UC Davis Cops Mum On Fraud Scandal
OCT. 5, 2010
By LLOYD BILLINGSLEY
UC Davis Police are still playing it close to the vest in an investigation, dating from 2009, of a former UC Davis employee alleged to have misappropriated funds.
“Our investigation is ongoing,” UC Davis police chief Annette M. Spicuzza told CalWatchdog in an October 4 email.
The investigation involves Jennifer Beeman of the Campus Violence Prevention Program (CVPP), “an arm of the UC Davis Police Department,” according to an official statement. Beeman, who directed CVPP for 16 years, “significantly over-reported the number of forcible sex offenses that were committed on and around campus in 2005, 2006 and 2007,” the university said in a press release.
The true figures were “less than half” those Beeman reported, according to the university’s statement. UC Davis audits revealed that the CVPP received $3,168,923 in four federal grants from 1999 to 2005.
In 2008, Beeman faced allegations that she improperly charged travel expenses to a federal grant and UC Davis placed her on administrative leave, later changed to medical leave. Beeman subsequently retired but other allegations surfaced.
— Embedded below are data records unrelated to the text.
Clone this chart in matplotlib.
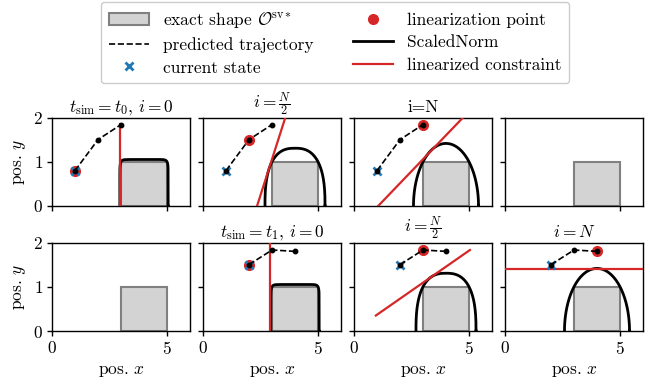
import numpy as np
import matplotlib
matplotlib.use("Agg")
import matplotlib.pyplot as plt
from matplotlib.lines import Line2D
from matplotlib.patches import Patch, Rectangle

plt.rcParams["font.family"] = ["cmr10", "DejaVu Serif"]
plt.rcParams["mathtext.fontset"] = "cm"
plt.rcParams["axes.formatter.use_mathtext"] = True
plt.rcParams["font.size"] = 12.5

# obstacle (exact shape) as a box
box_x = [3.0, 5.0]
box_y = [0.0, 1.0]
norm_center = [4.0, 0.0]

# predicted trajectories at t0 and t1
traj_x = [[1.0, 2.0, 3.0], [2.0, 3.0, 4.0]]
traj_y = [[0.8, 1.5, 1.84], [1.5, 1.83, 1.8]]

# one entry per panel (row-major, 2x4)
titles = [r"$t_\mathrm{sim}=t_0$, $i=0$", r"$i=\frac{N}{2}$", "i=N", "",
          "", r"$t_\mathrm{sim}=t_1$, $i=0$", r"$i=\frac{N}{2}$", r"$i=N$"]
traj_idx = [0, 0, 0, None, None, 1, 1, 1]
lin_idx = [0, 1, 2, None, None, 0, 1, 2]
norm_p = [14, 2.6, 2, None, None, 14, 2.6, 2]
line_x = [[2.95, 2.95], [2.35, 3.58], [1.05, 5.0], None,
          None, [2.93, 2.93], [0.95, 5.04], [0.0, 6.0]]
line_y = [[0.0, 1.85], [0.0, 2.0], [0.0, 2.14], None,
          None, [0.0, 2.2], [0.35, 1.83], [1.41, 1.41]]

RED = "#d62728"
BLUE = "#1f77b4"


def norm_ball(p, n=400):
    # |dx|^p + |dy|^p = 2, so the ball passes through the box corners
    r = 2 ** (1 / p)
    t = np.linspace(0, 2 * np.pi, n)
    c, s = np.cos(t), np.sin(t)
    x = norm_center[0] + r * np.sign(c) * np.abs(c) ** (2 / p)
    y = norm_center[1] + r * np.sign(s) * np.abs(s) ** (2 / p)
    return x, y


fig = plt.figure(figsize=(6.5, 3.9), dpi=100)
W, H = 650, 390
lefts = [52, 203, 354, 505]
tops = [117.5, 242.5]
aw, ah = 138, 88.5

axes = []
for k in range(8):
    row, col = divmod(k, 4)
    ax = fig.add_axes([lefts[col] / W, 1 - (tops[row] + ah) / H, aw / W, ah / H])
    axes.append(ax)

    ax.add_patch(Rectangle((box_x[0], box_y[0]), box_x[1] - box_x[0], box_y[1] - box_y[0],
                           facecolor="lightgray", edgecolor="gray", linewidth=1.5, zorder=1))

    if norm_p[k] is not None:
        bx, by = norm_ball(norm_p[k])
        ax.plot(bx, by, color="black", linewidth=2, zorder=2)
    if line_x[k] is not None:
        ax.plot(line_x[k], line_y[k], color=RED, linewidth=1.6, zorder=3)
    if traj_idx[k] is not None:
        tx, ty = traj_x[traj_idx[k]], traj_y[traj_idx[k]]
        j = lin_idx[k]
        ax.plot(tx[j], ty[j], "o", color=RED, markersize=7, zorder=4)
        ax.plot(tx[0], ty[0], "x", color=BLUE, markersize=6, markeredgewidth=2, zorder=5)
        ax.plot(tx, ty, "--", color="black", linewidth=1.2, marker="o", markersize=3.2, zorder=6)

    ax.set_xlim(0, 6)
    ax.set_ylim(0, 2)
    ax.set_xticks([0, 5])
    ax.set_yticks([0, 1, 2])
    ax.tick_params(direction="out", length=3.5, width=1, labelsize=12.5, pad=3)
    for sp in ax.spines.values():
        sp.set_linewidth(1)
    if row == 0:
        ax.set_xticklabels([])
    else:
        ax.set_xlabel(r"pos. $x$", fontsize=12.5, labelpad=5)
    if col == 0:
        ax.set_ylabel(r"pos. $y$", fontsize=12.5, labelpad=4)
    else:
        ax.set_yticklabels([])
    if titles[k]:
        ax.set_title(titles[k], fontsize=12.5, pad=4)

handles = [
    Patch(facecolor="lightgray", edgecolor="gray", linewidth=1.5),
    Line2D([], [], color="black", linestyle="--", linewidth=1.2),
    Line2D([], [], color=BLUE, marker="x", linestyle="none", markersize=6, markeredgewidth=2),
    Line2D([], [], color=RED, marker="o", linestyle="none", markersize=7),
    Line2D([], [], color="black", linewidth=2),
    Line2D([], [], color=RED, linewidth=1.6),
]
labels = [r"exact shape $\mathcal{O}^{\mathrm{sv}*}$", "predicted trajectory", "current state",
          "linearization point", "ScaledNorm", "linearized constraint"]
fig.legend(handles, labels, ncol=2, loc="upper center", bbox_to_anchor=(335 / W, 1 - 2 / H),
           borderaxespad=0, fontsize=12.5, frameon=True, edgecolor="#cccccc", framealpha=1,
           handlelength=2.3, columnspacing=2.3, borderpad=0.45, labelspacing=0.42)

fig.savefig("out.png", dpi=100)
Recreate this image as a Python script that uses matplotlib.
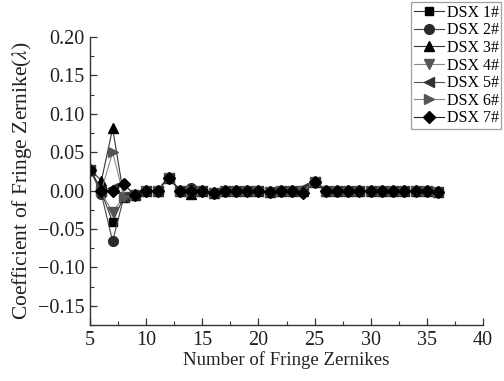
import matplotlib
matplotlib.use("Agg")
import matplotlib.pyplot as plt
from matplotlib.ticker import MultipleLocator

plt.rcParams['font.family'] = ['Liberation Serif', 'DejaVu Serif']
plt.rcParams['mathtext.fontset'] = 'stix'

terms = list(range(5, 37))

# shared tail of the coefficients (terms 9..36)
tail = [-0.006, 0.0, 0.0, 0.017, 0.0, 0.0, 0.0, -0.003, 0.0, 0.0, 0.0, 0.0,
        -0.002, 0.0, 0.0, 0.0, 0.011, 0.0, 0.0, 0.0, 0.0, 0.0, 0.0, 0.0,
        0.0, 0.0, 0.0, -0.002]

dsx1 = [0.027, -0.002, -0.041, -0.008] + tail
dsx2 = [0.027, -0.005, -0.066, -0.008] + tail
dsx3 = [0.027, 0.013, 0.081, -0.008] + tail
dsx4 = [0.027, -0.003, -0.028, -0.008] + tail
dsx5 = [0.027, 0.0, 0.004, -0.008] + tail
dsx6 = [0.027, 0.0, 0.050, -0.008] + tail
dsx7 = [0.027, 0.0, 0.0, 0.008] + tail

# per-series deviations at term 14 and 24
dsx2[14 - 5] = 0.004
dsx3[14 - 5] = -0.005
dsx5[24 - 5] = 0.003
dsx7[24 - 5] = -0.003

labels = ['DSX 1#', 'DSX 2#', 'DSX 3#', 'DSX 4#', 'DSX 5#', 'DSX 6#', 'DSX 7#']
series = [dsx1, dsx2, dsx3, dsx4, dsx5, dsx6, dsx7]
markers = ['s', 'o', '^', 'v', '<', '>', 'D']
mcolors = ['#000000', '#2a2a2a', '#000000', '#555555', '#333333', '#555555', '#000000']
lcolors = ['#333333', '#444444', '#333333', '#888888', '#555555', '#888888', '#222222']
msizes = [6, 7, 7, 7, 7, 7, 6]

fig = plt.figure(figsize=(5.04, 3.81), dpi=100)
ax = fig.add_axes([0.179, 0.147, 0.779, 0.756])

for y, lab, m, mc, lc, ms in zip(series, labels, markers, mcolors, lcolors, msizes):
    ax.plot(terms, y, marker=m, color=lc, markerfacecolor=mc, markeredgecolor=mc,
            markersize=ms, linewidth=0.8, label=lab)

ax.set_xlim(5, 40)
ax.set_ylim(-0.175, 0.20)
ax.xaxis.set_major_locator(MultipleLocator(5))
ax.xaxis.set_minor_locator(MultipleLocator(2.5))
ax.yaxis.set_major_locator(MultipleLocator(0.05))
ax.yaxis.set_minor_locator(MultipleLocator(0.025))
ax.yaxis.set_major_formatter(matplotlib.ticker.FuncFormatter(
    lambda v, p: ('\u2212' if v < -1e-9 else '') + f'{abs(v):.2f}'))

ax.spines['top'].set_visible(False)
ax.spines['right'].set_visible(False)
for s in ('left', 'bottom'):
    ax.spines[s].set_color('#333333')
    ax.spines[s].set_linewidth(1.0)
ax.tick_params(which='major', direction='in', length=5, width=0.9, labelsize=14.5, colors='#333333',
               labelcolor='#222222', pad=4)
ax.tick_params(which='minor', direction='in', length=3, width=0.8, colors='#333333')

ax.set_xlabel('Number of Fringe Zernikes', fontsize=13.5, color='#222222', labelpad=1)
ax.set_ylabel(r'Coefficient of Fringe Zernike($\lambda$)', fontsize=15.5, color='#222222', labelpad=3)

leg = ax.legend(loc='upper left', bbox_to_anchor=(0.818, 1.12), fontsize=11.5,
                frameon=True, fancybox=False, edgecolor='#888888', handlelength=1.9,
                handletextpad=0.15, borderpad=0.15, labelspacing=0.1, borderaxespad=0)
leg.get_frame().set_linewidth(0.9)

fig.savefig('out.png', dpi=100)
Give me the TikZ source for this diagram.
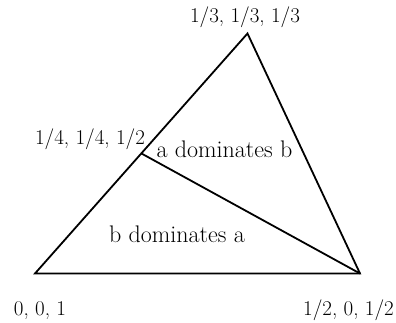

UC Davis police sergeant Paul Henoch, in a statement of probable cause, wrote that Beeman had told a fellow co-worker about paying her home mortgage out of a checking account for a campus program called “Take Back the Night.”
Sergeant Henoch learned that Jennifer Beeman was the sole signatory for an account from which she approved payments for a campus anti-violence guide to a third-party vendor, “Southpaw,” owned by Granate Sosnoff of Oakland. From May 11, 2000 through April 9, 2007 Granate Sosnoff was the recipient of 45 payments totaling $540,336.31.
Sergeant Henock duly requested “all account information” from 2000 to May 1, 2007.” What he found has not been made public. At the outset of 2010 chief Spicuzza told reporters the banks had not provided the records and that “we are going to look at everything.”
On May 17, chief Spicuzza told CalWatchdog in a email that “this particular investigation is still ongoing and all things are being reviewed. I’m sorry I can’t get into any more detail than that.”
CalWatchdog’s October request to chief Spicuzza yielded no details, only that the investigation is still “ongoing.”